More like intentionally made to run as atrociously as possible. There is nothing remarkable visually speaking in it compared to other more complex games that have RT and actually manage to run at a decent framerate, I don't know how anyone can make the case that the performance hit is in any way justifiable on a basic game like Portal. Not to mention that such conversions on old games are incredibly misleading because you can achieve 90% of the same look with modern non RT techniques and once you become aware of that you realize just how ridiculous this is.
If the cutting edge of RT is making a 15 year old game look modern while obliterating anything reassembling a playable framerate on 99% of the available hardware we're in for a rough ride.
This.
Raster is there for a reason: it was hyper efficient. Efficient enough to look pretty great, add lots of dynamic effects to the scene, and
still run on a potato.
Nvidia however likes to sell a new potato every other year. And since RTX, at astronomical price tags. We've just seen a discussion happen where a 2060 (!) user couldn't properly run RT content, even if its only two generations away and among the scarce cards that can even run it to begin with. Then we get a misguided tour through Nvidia land where '40 series can run it fine' even though the stack contains only north of 1K$ GPUs that are the worst perf/$ since forever. Then, when its unavoidable to deny this won't quite help adoption, a 'research paper turned into a game' that is only one year in the past is suddenly grounds for helping that adoption rate. You couldn't make it up, but sound logic it is not.
Somebody really drank too much kool aid here. And is being pretty arrogant about it too when proven wrong by reality checks. As a staff member, I might add, and as another event in a long series of examples. Tone of voice: disgusting and oozing gullible fool caught by marketing. The guy should start a YT channel - TPU is not his place clearly. Any content he spews is clearly tainted by confirmation bias. I'd prefer to stay far away from reading it.
'I'm right, you're wrong' he says, when there is clear evidence in the market that RT adoption is not happening at any reasonable rate. The consoles aren't even pushing it and cards that run it have extremely low market penetration. And that was due to the days of free & crypto money, whereas now, people are looking at >10% of inflation YoY. Good luck pushing nonsensically heavy processing feature sets when people are happy they can make ends meet. Enjoy those research papers and PoCs, that's about as far as it'll go. Much like VR - it simply prices itself out of the market.
Now excuse me while I push 3440x1440 on a GTX 1080 at 60~100 fps in pretty much all I want to play.
Then maybe people with hardware that can only run it in a slideshow could have a big think as to why they might be unimpressed.

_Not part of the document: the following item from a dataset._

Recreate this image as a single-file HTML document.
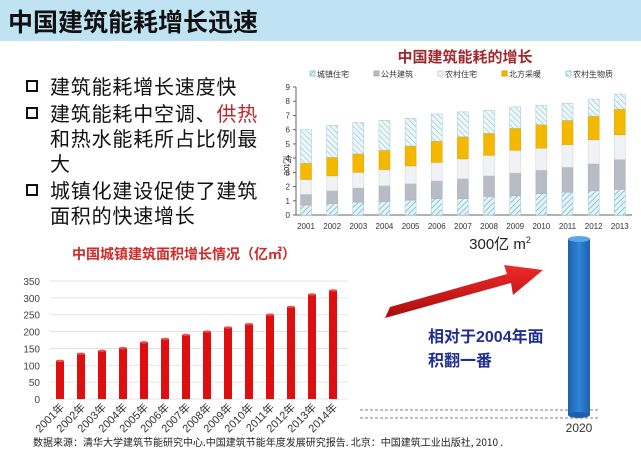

Its called common sense, try it someday. I see RT side by side with raster scenes and I just can't find any reason to justify the expense. I've been here before, pretty much every gen Nvidia pushes a new proprietary trick, and every time, it wasn't worth jumping into; Hairworks, PhysX, Turf Effects, HBAO+, MLAA, it was all completely not necessary and the market didn't carry it. They're gimmicks, and only when they become ubiquitous, is when they start to matter. And they get there, when the market is saturated with cards that can run it just fine. Thát is when devs are truly convinced. Right now its like a crypto ICO, no more, no less, and you're just doing missionary work for someone else. And, again, the writings are on the economic walls: a have/have not situation is not going to help RT adoption, but its exactly where we're at.
And you know what happens when the market does carry it? You get the Gsync situation: Nvidia is forced to retract their turd because their whole business approach fell flat just like that. 'Pushing RT' the way Nvidia does ever since Turing is really not going places unless the products are accessible. The fact Nvidia is increasing margins 'while pushing the industry' is a completely nonsensical shift as well, it directly counters their attempts to move RT forward. Gosh, I wonder why? Maybe you will figure it out someday, big thinker.
'Moore's Law is Dead, (because we created RTX)' - Huang, 2022.